Stated task: Write out the opening lines of the data word for word, up to and including the line with "4.28, 4.23, 4.2];", and leave every picture and every later line out.

-- -- --

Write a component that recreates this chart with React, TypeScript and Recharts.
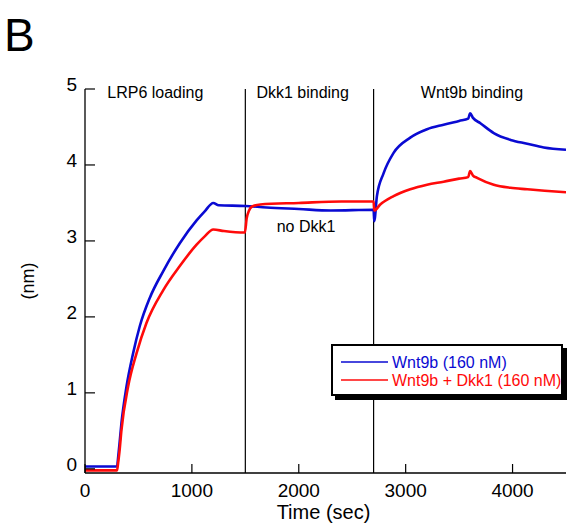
import React from 'react';
import { LineChart, Line, XAxis, YAxis, ReferenceLine, ReferenceDot, Legend } from 'recharts';

const blueTime = [0, 300, 310, 322, 341, 388, 450, 513, 606, 731, 887, 1044, 1120, 1200, 1250, 1500, 1700, 2000, 2300, 2700, 2706, 2731, 2793, 2887, 3043, 3200, 3355, 3500, 3585, 3603, 3630, 3699, 3824, 3981, 4137, 4292, 4500];
const blueValue = [0.03, 0.03, 0.15, 0.32, 0.6, 1.08, 1.52, 1.88, 2.25, 2.6, 2.97, 3.27, 3.39, 3.5, 3.47, 3.46, 3.44, 3.42, 3.4, 3.41, 3.26, 3.59, 3.89, 4.16, 4.36, 4.47, 4.53, 4.58, 4.61, 4.68, 4.62, 4.55, 4.42, 4.33, 4.28, 4.23, 4.2];

const redTime = [0, 300, 310, 322, 341, 403, 482, 575, 731, 887, 1044, 1120, 1200, 1300, 1495, 1513, 1535, 1560, 1640, 2000, 2400, 2700, 2706, 2762, 2887, 3043, 3200, 3355, 3500, 3585, 3603, 3630, 3668, 3824, 3981, 4137, 4300, 4500];
const redValue = [-0.02, -0.02, 0.08, 0.22, 0.51, 1.08, 1.52, 1.92, 2.35, 2.67, 2.95, 3.06, 3.15, 3.13, 3.11, 3.3, 3.4, 3.45, 3.48, 3.5, 3.52, 3.52, 3.4, 3.48, 3.59, 3.68, 3.74, 3.78, 3.82, 3.84, 3.92, 3.86, 3.83, 3.74, 3.7, 3.68, 3.66, 3.64];

const xTicks = [0, 1000, 2000, 3000, 4000];
const yTicks = [0, 1, 2, 3, 4, 5];
const phaseBoundaries = [1500, 2700];
const phaseLabels = ['LRP6 loading', 'Dkk1 binding', 'Wnt9b binding'];
const phaseLabelTimes = [658, 2036, 3620];
const seriesNames = ['Wnt9b (160 nM)', 'Wnt9b + Dkk1 (160 nM)'];
const noteText = 'no Dkk1';

const BLUE = '#0a0ad2';
const RED = '#ff0a0a';
const FONT = '"Liberation Sans", Arial, sans-serif';

const blueData = blueTime.map((t, i) => ({ t, v: blueValue[i] }));
const redData = redTime.map((t, i) => ({ t, v: redValue[i] }));

const XTick = (props: any) => {
  const { x, y, payload } = props;
  return (
    <g>
      <line x1={x} x2={x} y1={y} y2={y - 9} stroke="#000" strokeWidth={1.2} />
      <text x={x} y={y + 24} textAnchor="middle" fontSize={19} fontFamily={FONT} fill="#000">
        {payload.value}
      </text>
    </g>
  );
};

const YTick = (props: any) => {
  const { x, y, payload } = props;
  return (
    <g>
      <line x1={x} x2={x + 10} y1={y} y2={y} stroke="#000" strokeWidth={1.2} />
      <text x={x - 8} y={y + 2} textAnchor="end" fontSize={19} fontFamily={FONT} fill="#000">
        {payload.value}
      </text>
    </g>
  );
};

const textLabel = (value: string, size: number) => (props: any) => {
  const vb = props.viewBox || {};
  const cx = vb.x + (vb.width || 0) / 2;
  const cy = vb.y + (vb.height || 0) / 2;
  return (
    <text x={cx} y={cy} textAnchor="middle" fontSize={size} fontFamily={FONT} fill="#000">
      {value}
    </text>
  );
};

const renderLegend = () => (
  <svg width={238} height={58} style={{ display: 'block' }}>
    <rect x={4} y={4} width={232} height={52} fill="#000" />
    <rect x={1} y={1} width={230} height={50} fill="#fff" stroke="#000" strokeWidth={2} />
    <line x1={10} x2={57} y1={18} y2={18} stroke={BLUE} strokeWidth={1.3} />
    <text x={61} y={24} fontSize={16} fontFamily={FONT} fill={BLUE}>{seriesNames[0]}</text>
    <line x1={10} x2={57} y1={36} y2={36} stroke={RED} strokeWidth={1.3} />
    <text x={61} y={42} fontSize={16} fontFamily={FONT} fill={RED}>{seriesNames[1]}</text>
  </svg>
);

export default function App() {
  return (
    <div style={{ position: 'absolute', left: 0, top: 0, width: 571, height: 529, background: '#fff' }}>
      <svg width={60} height={60} style={{ position: 'absolute', left: 0, top: 0 }}>
        <text x={4} y={51} fontSize={46} fontFamily={FONT} fill="#000">B</text>
      </svg>
      <LineChart
        width={571}
        height={529}
        margin={{ top: 89, right: 5, left: 45, bottom: 26 }}
      >
        <XAxis
          type="number"
          dataKey="t"
          domain={[0, 4500]}
          ticks={xTicks}
          interval={0}
          height={30}
          tickSize={0}
          tickMargin={0}
          tickLine={false}
          axisLine={{ stroke: '#000', strokeWidth: 1.3 }}
          tick={<XTick />}
          allowDataOverflow
          label={{
            content: (p: any) => {
              const vb = p.viewBox || {};
              return (
                <text x={vb.x + vb.width / 2 - 2} y={519} textAnchor="middle" fontSize={20} fontFamily={FONT} fill="#000">
                  Time (sec)
                </text>
              );
            },
          }}
        />
        <YAxis
          type="number"
          domain={[-0.055, 5]}
          ticks={yTicks}
          interval={0}
          width={40}
          tickSize={0}
          tickMargin={0}
          tickLine={false}
          axisLine={{ stroke: '#000', strokeWidth: 1.3 }}
          tick={<YTick />}
          allowDataOverflow
          label={{
            content: (p: any) => {
              const vb = p.viewBox || {};
              const cy = vb.y + vb.height / 2;
              return (
                <text x={34} y={cy} transform={`rotate(-90, 34, ${cy})`} textAnchor="middle" fontSize={18} fontFamily={FONT} fill="#000">
                  (nm)
                </text>
              );
            },
          }}
        />
        {phaseBoundaries.map((b) => (
          <ReferenceLine key={b} x={b} stroke="#000" strokeWidth={1.2} />
        ))}
        {phaseLabels.map((lab, i) => (
          <ReferenceDot
            key={lab}
            x={phaseLabelTimes[i]}
            y={4.875}
            r={0}
            fill="none"
            stroke="none"
            label={{ content: textLabel(lab, 16) }}
          />
        ))}
        <ReferenceDot x={2068} y={3.124} r={0} fill="none" stroke="none" label={{ content: textLabel(noteText, 16) }} />
        <Line
          data={blueData}
          dataKey="v"
          name={seriesNames[0]}
          type="monotone"
          stroke={BLUE}
          strokeWidth={2.6}
          dot={false}
          isAnimationActive={false}
        />
        <Line
          data={redData}
          dataKey="v"
          name={seriesNames[1]}
          type="monotone"
          stroke={RED}
          strokeWidth={2.6}
          dot={false}
          isAnimationActive={false}
        />
        <Legend
          layout="horizontal"
          verticalAlign="middle"
          align="center"
          content={renderLegend}
          wrapperStyle={{ position: 'absolute', left: 331, top: 344, width: 238, height: 58, margin: 0, padding: 0 }}
        />
      </LineChart>
    </div>
  );
}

-- -- --

The output:
Write a component that recreates this chart with React, TypeScript and Recharts.
import React from 'react';
import { LineChart, Line, XAxis, YAxis, ReferenceLine, ReferenceDot, Legend } from 'recharts';

const blueTime = [0, 300, 310, 322, 341, 388, 450, 513, 606, 731, 887, 1044, 1120, 1200, 1250, 1500, 1700, 2000, 2300, 2700, 2706, 2731, 2793, 2887, 3043, 3200, 3355, 3500, 3585, 3603, 3630, 3699, 3824, 3981, 4137, 4292, 4500];
const blueValue = [0.03, 0.03, 0.15, 0.32, 0.6, 1.08, 1.52, 1.88, 2.25, 2.6, 2.97, 3.27, 3.39, 3.5, 3.47, 3.46, 3.44, 3.42, 3.4, 3.41, 3.26, 3.59, 3.89, 4.16, 4.36, 4.47, 4.53, 4.58, 4.61, 4.68, 4.62, 4.55, 4.42, 4.33, 4.28, 4.23, 4.2];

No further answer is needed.